Gilliam took the funds, and rather than invest in the team, he spent the money “on luxury designer clothing, expensive meals, and personal trips to various locations.” As part of his plea deal, Gilliam agreed to make full restitution for the stolen money.
“When a scheme depletes charity for children, it's unconscionable but when the fraud is perpetrated by someone the public trusts, it damages the community's confidence in their public servants,” said Gregory W. Ehrie, FBI special agent in charge.
“This defendant betrayed the trust of his community and of people who wanted to improve the lives of children. The FBI is committed to uncovering fraud and corruption. If you break the law, no matter who you are, you will face the consequences.”
An FBI raid last December of the mayor’s home recovered $41,000 of the lost funds.

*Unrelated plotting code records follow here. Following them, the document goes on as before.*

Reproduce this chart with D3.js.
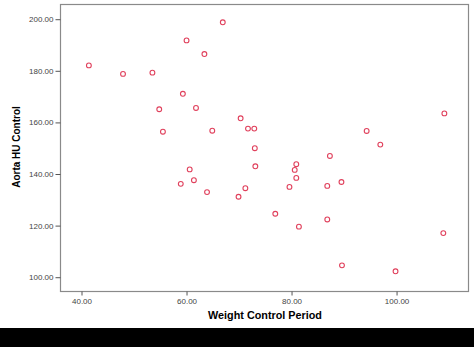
<!DOCTYPE html>
<html>
<head>
<meta charset="utf-8">
<script src="https://cdn.jsdelivr.net/npm/d3@7"></script>
<style>
	body { margin: 0; background: #fff; }
	svg { display: block; font-family: "Liberation Sans", Arial, sans-serif; }
</style>
</head>
<body>
<div id="chart"></div>
<script>
// weight control period (x) vs aorta HU control (y)
let weightPeriod = [41.5, 48.0, 53.6, 54.9, 67.0, 60.1, 63.5, 59.4, 61.9, 70.4,
	55.6, 65.0, 71.8, 73.0, 73.1, 60.7, 73.2, 81.0, 80.7, 81.0,
	59.0, 61.5, 64.0, 71.3, 70.0, 79.7, 77.0, 81.5, 109.2, 94.4,
	97.0, 87.4, 86.9, 89.6, 86.9, 109.0, 89.7, 99.9];
let aortaHU = [181.9, 178.6, 179.1, 164.9, 198.6, 191.6, 186.3, 170.9, 165.4, 161.4,
	156.2, 156.6, 157.4, 157.4, 149.8, 141.6, 142.8, 143.6, 141.4, 138.3,
	136.0, 137.4, 132.8, 134.3, 131.0, 134.8, 124.4, 119.4, 163.3, 156.5,
	151.2, 146.8, 135.2, 136.7, 122.2, 116.9, 104.4, 102.1];
let xTicks = [40, 60, 80, 100],
		yTicks = [100, 120, 140, 160, 180, 200];

let width = 474,
		height = 347,
		plot = {left: 60, top: 4, right: 468, bottom: 291},
		red = '#e0405c',
		frameGrey = '#8a8a8a';

let svg = d3.select('#chart').append('svg')
		.attr('width', width)
		.attr('height', height);

let x = d3.scaleLinear().domain([36, 113.7]).range([plot.left, plot.right]);
let y = d3.scaleLinear().domain([94.46, 205.7]).range([plot.bottom, plot.top]);

// frame
svg.append('rect')
		.attr('x', plot.left + .5)
		.attr('y', plot.top + .5)
		.attr('width', plot.right - plot.left)
		.attr('height', plot.bottom - plot.top)
		.attr('fill', '#fff')
		.attr('stroke', frameGrey)
		.attr('stroke-width', 1.2);

// axes
let xAxis = svg.append('g')
		.attr('transform', `translate(0.5,${plot.bottom + .5})`)
		.call(d3.axisBottom(x).tickValues(xTicks).tickSize(4).tickPadding(3).tickFormat(d3.format('.2f')));
let yAxis = svg.append('g')
		.attr('transform', `translate(${plot.left + .5},0.5)`)
		.call(d3.axisLeft(y).tickValues(yTicks).tickSize(5).tickPadding(2).tickFormat(d3.format('.2f')));

[xAxis, yAxis].forEach(a => {
	a.select('.domain').remove();
	a.selectAll('line').attr('stroke', '#555');
	a.selectAll('text')
			.attr('fill', '#444')
			.style('font-size', '8px');
});

// points
svg.append('g')
		.selectAll('circle')
		.data(weightPeriod)
		.enter()
		.append('circle')
		.attr('cx', d => x(d))
		.attr('cy', (d, i) => y(aortaHU[i]))
		.attr('r', 2.4)
		.attr('fill', 'none')
		.attr('stroke', red)
		.attr('stroke-width', 1.1);

// titles
svg.append('text')
		.text('Weight Control Period')
		.attr('x', 265)
		.attr('y', 319)
		.attr('text-anchor', 'middle')
		.style('font-weight', 'bold')
		.style('font-size', '10.8px');

svg.append('text')
		.text('Aorta HU Control')
		.attr('transform', 'translate(20,147) rotate(-90)')
		.attr('text-anchor', 'middle')
		.style('font-weight', 'bold')
		.style('font-size', '10px');

// black band at the bottom
svg.append('rect')
		.attr('x', 0)
		.attr('y', 328)
		.attr('width', width)
		.attr('height', height - 328)
		.attr('fill', '#000');
</script>
</body>
</html>
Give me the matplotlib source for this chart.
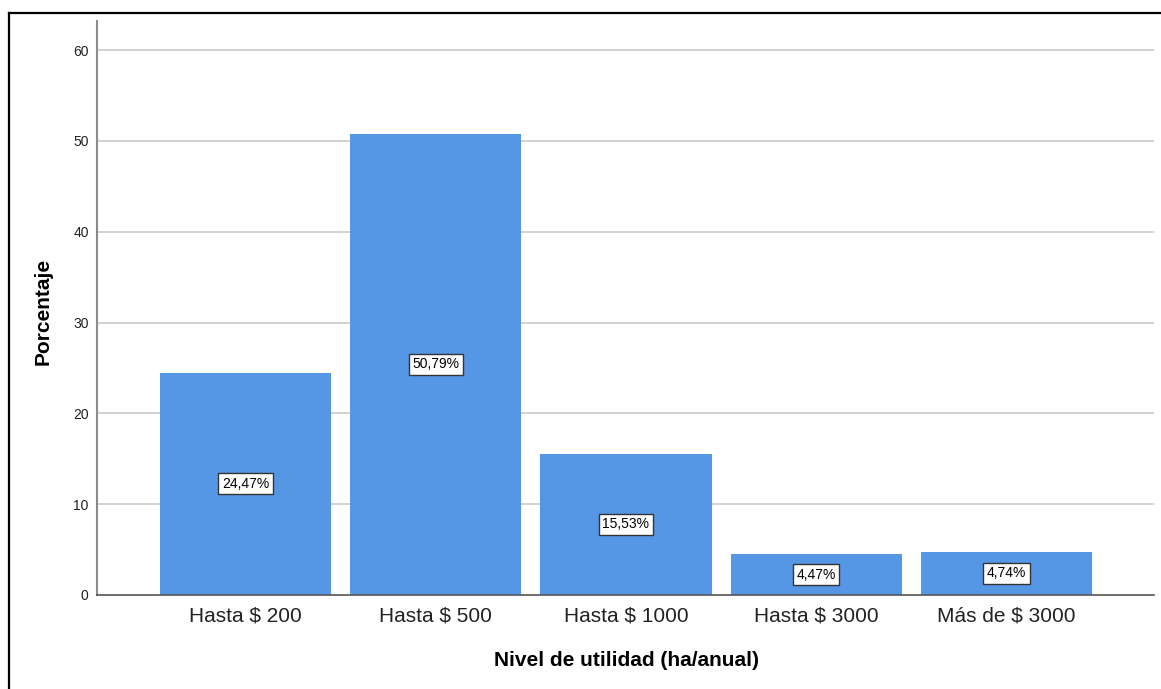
import matplotlib
matplotlib.use("Agg")
import matplotlib.pyplot as plt
from matplotlib.lines import Line2D

plt.rcParams['font.family'] = ['Liberation Sans', 'DejaVu Sans']

categories = ["Hasta $ 200", "Hasta $ 500", "Hasta $ 1000", "Hasta $ 3000", "Más de $ 3000"]
percentages = [24.47, 50.79, 15.53, 4.47, 4.74]
y_ticks = [0, 10, 20, 30, 40, 50, 60]

W, H = 1161, 689
fig = plt.figure(figsize=(W / 100, H / 100), dpi=100)
fig.patch.set_facecolor("white")

ax = fig.add_axes([97 / W, 1 - 595 / H, (1154 - 97) / W, (595 - 21) / H])

x = list(range(len(categories)))
ax.bar(x, percentages, width=0.9, color="#5596E5", edgecolor="none", zorder=3)

for xi, v in zip(x, percentages):
    ax.text(xi, v / 2, f"{v:.2f}%".replace(".", ","), ha="center", va="center",
            fontsize=10, color="black", zorder=5,
            bbox=dict(boxstyle="square,pad=0.25", facecolor="white",
                      edgecolor="#333333", linewidth=1.0))

ax.set_xlim(-0.78, 4.775)
ax.set_ylim(0, 63.2)
ax.set_yticks(y_ticks)
ax.set_yticklabels([str(t) for t in y_ticks], fontsize=10, color="#222222")
ax.set_xticks(x)
ax.set_xticklabels(categories, fontsize=15, color="#222222")
ax.tick_params(axis="both", length=0)
ax.tick_params(axis="y", pad=6)
ax.tick_params(axis="x", pad=8.5)

for t in y_ticks[1:]:
    ax.axhline(t, color="#d2d2d2", linewidth=1.4, zorder=1)

for s in ["top", "right"]:
    ax.spines[s].set_visible(False)
ax.spines["left"].set_color("#8c8c8c")
ax.spines["left"].set_linewidth(1.5)
ax.spines["bottom"].set_color("#555555")
ax.spines["bottom"].set_linewidth(1.2)
ax.spines["bottom"].set_zorder(4)

fig.text(626 / W, 1 - 661 / H, "Nivel de utilidad (ha/anual)", ha="center", va="center",
         fontsize=15, fontweight="bold", color="black")
fig.text(43 / W, 1 - 311 / H, "Porcentaje", ha="center", va="center", rotation=90,
         fontsize=15, fontweight="bold", color="black")

# outer frame (left and top edges)
fig.add_artist(Line2D([8.5 / W, 8.5 / W], [0, 1 - 12.5 / H], transform=fig.transFigure,
                      color="black", linewidth=1.6))
fig.add_artist(Line2D([8.5 / W, 1], [1 - 12.5 / H, 1 - 12.5 / H], transform=fig.transFigure,
                      color="black", linewidth=1.6))

fig.savefig("out.png", dpi=100, facecolor="white")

The program was hailed by the local media for instilling character in its players. Of note, there is no evidence of Gilliam defrauding or stealing from taxpayers or Atlantic City.
Although Gilliam has voluntarily begun the process of paying back the money that he stole, he isn’t in the clear yet. The Atlantic City mayor faces sentencing in January and could face up to 20 years in prison and a fine of “$250,000 or twice the gross gain or loss from the offense.”